Two things to notice, both the heart of the chapter. First, the step used the hypothesis at $k - 3$, which is not the immediately preceding case $k$ — that is why ordinary induction would not serve. Second, the step is only valid once $k - 3 \ge 12$, i.e. $k + 1 \ge 16$; the four amounts $12, 13, 14, 15$ lie below where the step takes over and so had to be checked by hand. Four base cases, because the step reaches four back. That is the whole moral.

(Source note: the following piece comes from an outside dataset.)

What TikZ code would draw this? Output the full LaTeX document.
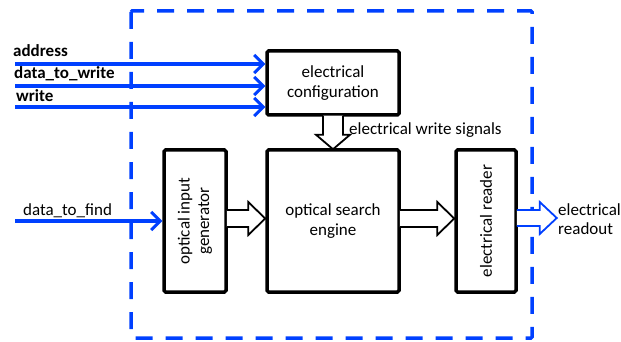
\documentclass[tikz,border=0pt]{standalone}
\usepackage{fontspec}
\setmainfont{Carlito}
\usetikzlibrary{arrows.meta,calc}
\definecolor{bl}{RGB}{0,64,255}
\begin{document}
\begin{tikzpicture}[x=1pt,y=-1pt,
  txt/.style={font=\fontsize{17}{19.5}\selectfont},
  blk/.style={draw=black,line width=3.5pt,rounded corners=1.5pt,fill=white,align=center,inner sep=0pt,txt},
  inarrow/.style={draw=bl,line width=3.5pt,-{Straight Barb[length=9pt,width=18pt,line width=3pt]}},
  hollow/.style={draw=black,line width=1.8pt,fill=white,line join=miter},
  hollowb/.style={draw=bl,line width=1.8pt,fill=white,line join=miter},
  lab/.style={txt,inner sep=0pt,anchor=base west},
  frame/.style={draw=bl,line width=3.5pt,dash pattern=on 17pt off 13pt,rounded corners=1pt}]
\useasboundingbox (0,0) rectangle (621,342);
\draw[frame] (131,11) rectangle (532,338);
% blocks
\node[blk,minimum width=132pt,minimum height=64pt] (cfg) at (333,83) {electrical\\configuration};
\node[blk,minimum width=62pt,minimum height=142pt] (gen) at (195,221) {};
\node[blk,minimum width=132pt,minimum height=142pt] (eng) at (333,221) {optical search\\engine};
\node[blk,minimum width=60pt,minimum height=142pt] (rdr) at (486,221) {};
\node[txt,rotate=90,align=center,inner sep=0pt] (gentxt) at (gen.center) {optical input\\generator};
\node[txt,rotate=90,inner sep=0pt] (rdrtxt) at (rdr.center) {electrical reader};
% input arrows
\coordinate (s1) at (15,64);
\coordinate (s2) at (15,86);
\coordinate (s3) at (15,107);
\coordinate (s4) at (15,221);
\draw[inarrow] (s1) -- (s1 -| cfg.west);
\draw[inarrow] (s2) -- (s2 -| cfg.west);
\draw[inarrow] (s3) -- (s3 -| cfg.west);
\draw[inarrow] (s4) -- (s4 -| gen.west);
\node[lab,font=\fontsize{17}{19.5}\selectfont\bfseries] (l1) at (13,57) {address};
\node[lab,font=\fontsize{17}{19.5}\selectfont\bfseries] (l2) at (14,79) {data\_to\_write};
\node[lab,font=\fontsize{17}{19.5}\selectfont\bfseries] (l3) at (16,102) {write};
\node[lab] (l4) at (23,215) {data\_to\_find};
% hollow arrows
\draw[hollow] ($(cfg.south)+(-10,-1)$) -- ($(cfg.south)+(-10,18)$) -- ($(cfg.south)+(-17,18)$)
  -- ($(eng.north)+(0,1)$) -- ($(cfg.south)+(17,18)$) -- ($(cfg.south)+(10,18)$) -- ($(cfg.south)+(10,-1)$);
\node[lab] (ews) at (349,135) {electrical write signals};
\draw[hollow] ($(gen.east)+(-1,-11)$) -- ($(eng.west)+(-17,-11)$) -- ($(eng.west)+(-17,-19)$)
  -- ($(eng.west)+(0,-2.5)$) -- ($(eng.west)+(-17,14)$) -- ($(eng.west)+(-17,6)$) -- ($(gen.east)+(-1,6)$);
\draw[hollow] ($(eng.east)+(-1,-11)$) -- ($(rdr.west)+(-17,-11)$) -- ($(rdr.west)+(-17,-19)$)
  -- ($(rdr.west)+(0,-2.5)$) -- ($(rdr.west)+(-17,14)$) -- ($(rdr.west)+(-17,6)$) -- ($(eng.east)+(-1,6)$);
\draw[hollowb] ($(rdr.east)+(-1,-11)$) -- ($(rdr.east)+(22,-11)$) -- ($(rdr.east)+(22,-19)$)
  -- ($(rdr.east)+(39,-3)$) -- ($(rdr.east)+(22,13)$) -- ($(rdr.east)+(22,5)$) -- ($(rdr.east)+(-1,5)$);
\node[txt,anchor=west,align=left,inner sep=0pt] (ro) at (558,219) {electrical\\readout};
\end{tikzpicture}
\end{document}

🐛 Find the Error. A teammate "simplifies" the proof to use only one base case, $n = 12$, claiming "the step covers everything else." Where does their argument fail, and on which amount does the gap show?

Answer

With only $P(12)$ proved, the step (reduce by 4) at $n = 13$ would need $P(9)$, at $n = 14$ would need $P(10)$, and at $n = 15$ would need $P(11)$ — none of which is established (and $P(11)$ is outright false, since $11$ is unmakeable). The chain reaches $16, 20, 24, \dots$ (the $n \equiv 0 \bmod 4$ ladder) but never $13, 14, 15$ or anything on their ladders. The gap shows immediately at $13$. You need all four bottom rungs.

Discussion Questions

1. The empirical scan (Phase 1) and the proof (Phase 4) play different roles. State precisely what the scan established and what the proof added — and why neither alone is sufficient for a production promise.
2. We chose to reduce by four (add a 4-cent stamp). Could the proof instead reduce by five (add a 5-cent stamp)? How many base cases would that version need, and which ones? Is one version "better"?
3. The recursive make_postage_rec and the searching make_postage can return different valid representations of the same amount. Is that a bug? What would it take to specify a canonical answer (e.g., the one using the fewest stamps), and would the proof change?
4. (From the Productive Struggle.) With 4- and 6-cent stamps, the reduce-by-4 step still works, but the set of makeable amounts is different — only even amounts are makeable at all. Explain why, using a divisibility/$\gcd$ argument, and state the new threshold above which every even amount is makeable.
5. The largest impossible amount for $\{4, 5\}$ is $11 = 4\cdot 5 - 4 - 5$. This is the Frobenius number $g(4, 5)$. Look up the formula $g(a, b) = ab - a - b$ for coprime $a, b$ and verify it for $\{3, 7\}$ and $\{5, 8\}$. Why does the formula require $a$ and $b$ to be coprime?

Your Turn: Extensions

• Option A (generalize the denominations, build + prove). Write make_postage_general(n, coins) for an arbitrary tuple of coprime denominations, and for the specific case $\{3, 5\}$ prove by strong induction that every $n \ge 8$ is makeable. State the number of base cases (the step reduces by 3) and verify your threshold against the Frobenius formula.
• Option B (the Toolkit's generic evaluator). Recall recursive_seq(step, base, n) from the Project Checkpoint. Use it to tabulate the "smallest number of stamps to make $n$" as a recurrence $m(n) = 1 + \min(m(n-4), m(n-5))$ for $n \ge 12$ with appropriate base values, and explain why this recurrence's step (a min over two predecessors) is itself strong-induction-shaped.
• Option C (test then prove, your own denominations). Pick two coprime denominations of your choice, scan for the impossible amounts and the threshold in code, conjecture the threshold, then write the strong-induction proof with the correct number of base cases. Confirm the threshold matches $ab - a - b + 1$.

Key Takeaways

1. The proof is the design spec. We fixed the inductive step first; it dictated the reduction the code performs and the base cases it must hard-check. Build the proof and the program together.
2. Count base cases by the reach of the step. Reduce-by-4 ⟹ four base cases ($12, 13, 14, 15$); each covers one residue class mod 4. Three would leave a whole ladder (and the false $P(11)$) unsupported.
3. Computation finds the threshold; proof guarantees it. The scan revealed $11$ as the last impossible amount; only strong induction promises every amount from $12$ up works, forever.
4. A constructive proof yields a constructive algorithm. Because the step builds a representation of $n$ from one of $n - 4$, the function returns the actual stamp counts, not just a yes/no.
5. Hand-tracing is how you verify expected output. We derived every (fours, fives) by walking the recursion on paper — the same "never run code, reason it through" discipline this book insists on, and the trace doubled as a tour of the proof's reduction.